Dal 2022 le spese di rappresentanza sono decuplicate, oggi oltre 400 mila euro l’anno, in gran parte per viaggi e trasferte. La clip si chiude con la voce di Report: “Un’Autorità indipendente, ma che vola solo in business class”. Nei bilanci consuntivi e preventivi approvati il 29 aprile 2025 emerge uno squilibrio strutturale: l’84% della spesa corrente – oltre 36 milioni su 41 – serve a pagare stipendi e indennità. Tutto il resto – beni, servizi, missioni, affitti e informatica – si divide il 15% scarso, mentre gli investimenti non arrivano allo 0,5%. E dall’altra parte non c’è alcuna autonomia finanziaria: zero entrate proprie, appena 1.500 euro di diritti di segreteria, contro oltre 50 milioni trasferiti dal Tesoro. Nel 2024 l’Autorità ha chiuso con un avanzo di 9,4 milioni, non per virtù gestionale ma per le assunzioni bloccate previste dal decreto 139/2021. Quando saranno completate, quell’avanzo servirà a coprire i nuovi stipendi e senza rifinanziamento del Tesoro, che va a singhiozzo, il Garante andrà in rosso.

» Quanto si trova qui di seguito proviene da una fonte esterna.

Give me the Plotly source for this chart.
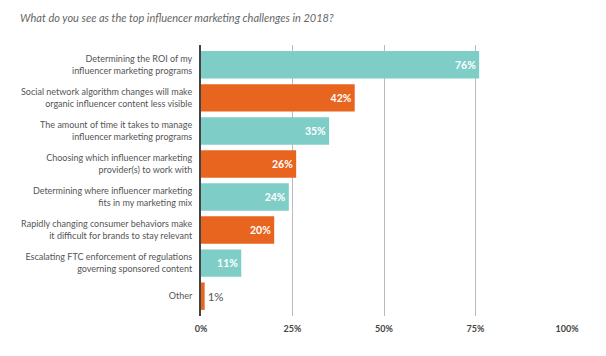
import plotly.graph_objects as go

categories = [
    "Determining the ROI of my<br>influencer marketing programs",
    "Social network algorithm changes will make<br>organic influencer content less visible",
    "The amount of time it takes to manage<br>influencer marketing programs",
    "Choosing which influencer marketing<br>provider(s) to work with",
    "Determining where influencer marketing<br>fits in my marketing mix",
    "Rapidly changing consumer behaviors make<br>it difficult for brands to stay relevant",
    "Escalating FTC enforcement of regulations<br>governing sponsored content",
    "Other",
]
values = [76, 42, 35, 26, 24, 20, 11, 1]
tick_vals = [0, 25, 50, 75, 100]
tick_labels = ["0%", "25%", "50%", "75%", "100%"]
title_text = "What do you see as the top influencer marketing challenges in 2018?"

TEAL = "#7fcdc7"
ORANGE = "#e8651f"
colors = [TEAL if i % 2 == 0 else ORANGE for i in range(len(values))]
text_pos = ["inside" if v >= 5 else "outside" for v in values]

# page body has an 8px default margin; figure sized/offset to compensate
W, H = 598, 348

fig = go.Figure(go.Bar(
    x=values,
    y=categories,
    orientation="h",
    marker=dict(color=colors, line=dict(width=0)),
    text=[f"{v}%" for v in values],
    textposition=text_pos,
    insidetextanchor="end",
    insidetextfont=dict(color="white", size=10.5, family="Lato", weight="bold"),
    outsidetextfont=dict(color="#555555", size=11.5, family="Lato"),
    cliponaxis=False,
))

fig.update_layout(
    width=W, height=H,
    margin=dict(l=193, r=39, t=37, b=40),
    paper_bgcolor="white", plot_bgcolor="white",
    bargap=0.17,
    showlegend=False,
    title=dict(text=title_text, xref="container", yref="container",
               x=12 / W, xanchor="left", y=1 - 10 / H, yanchor="middle",
               font=dict(family="Lato", size=11, color="#666666", style="italic")),
    font=dict(family="Lato", color="#555555"),
)

fig.update_xaxes(
    range=[0, 100], tickvals=tick_vals, ticktext=tick_labels,
    showgrid=True, gridcolor="#bbbbbb", gridwidth=1,
    zeroline=False, showline=False, ticks="", ticklabelstandoff=6,
    tickfont=dict(size=9, color="#444444", family="Lato", weight="bold"),
    automargin=False,
)
fig.update_yaxes(
    categoryorder="array", categoryarray=categories,
    autorange=False, range=[len(categories) - 0.4, -0.6],
    showline=True, linecolor="#444444", linewidth=2,
    showgrid=False, ticks="", ticklabelstandoff=5,
    tickfont=dict(size=9, color="#555555", family="Lato"),
    automargin=False,
)

fig.write_html("out.html")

Un paradosso contabile però salta agli occhi: nei bilanci ufficiali c’è una giacenza di cassa di oltre 95 milioni di euro accumulata in anni di trasferimenti statali non spesi. Soldi veri, ma vincolati e inutilizzabili per la spesa corrente. Sono residui di esercizi precedenti, accantonati come fondo di riserva o destinati a impegni futuri. Così, mentre chiede al Mef nuovi fondi per rafforzare il personale, tiene bloccata una montagna di denaro pubblico che non può toccare. Non mancano le voci curiose: 10 mila euro di “generi alimentari”, 20 mila per materiale informatico, 74 mila per beni di consumo, e 5.919 euro per “astucci porta-cellulari” offerti ai carabinieri in cambio dell’uso della caserma di Tor di Quinto per i concorsi pubblici. Una permuta che riassume il paradosso: un’autorità che baratta gadget per caserme e indipendenza per un bonifico del Tesoro.
A queste spese si aggiungono 1,3 milioni di euro per “organi e incarichi istituzionali”: compensi. Il presidente Pasquale Stanzione, 78 anni, incassa 240 mila euro, più del Capo dello Stato Sergio Mattarella, che nel 2022 si è ridotto lo stipendio a 180 mila euro. E poi stipendi generosi anche per i 162 dipendenti: una media di costo da 210mila euro lordi annui. Il bilanscio preventivo lo conferma in controluce: 46,6 milioni di trasferimenti dal Mef previsti per l’anno successivo e la solita cifra simbolica di entrate proprie, segno di una dipendenza totale dalla finanza pubblica.

La Corte dei Conti, già in passato, ha segnalato un uso frequente di affidamenti diretti sotto soglia e acquisti fuori Consip, spesso per eventi e forum di immagine: una macchina che spende per partecipare a convegni e per viaggiare, mentre l’attività vera resta nelle mani di quattro persone. Perché alla fine le decisioni si prendono sempre lì, nel Collegio: quattro nominati, scelti secondo equilibri politici, che deliberano su sanzioni e provvedimenti con un potere opaco e concentrato. Il Garante è così un piccolo ministero senza portafoglio: rigidità al 99,7%, margini nulli e un avanzo che supera un’intera annualità di trasferimenti. Un’Autorità che predica trasparenza ma decide tutto in quattro, chiusi nella stessa stanza. Diversamente “indipendente” dai partiti che l’hanno resa a loro immagine. E ben nutrita dal Tesoro.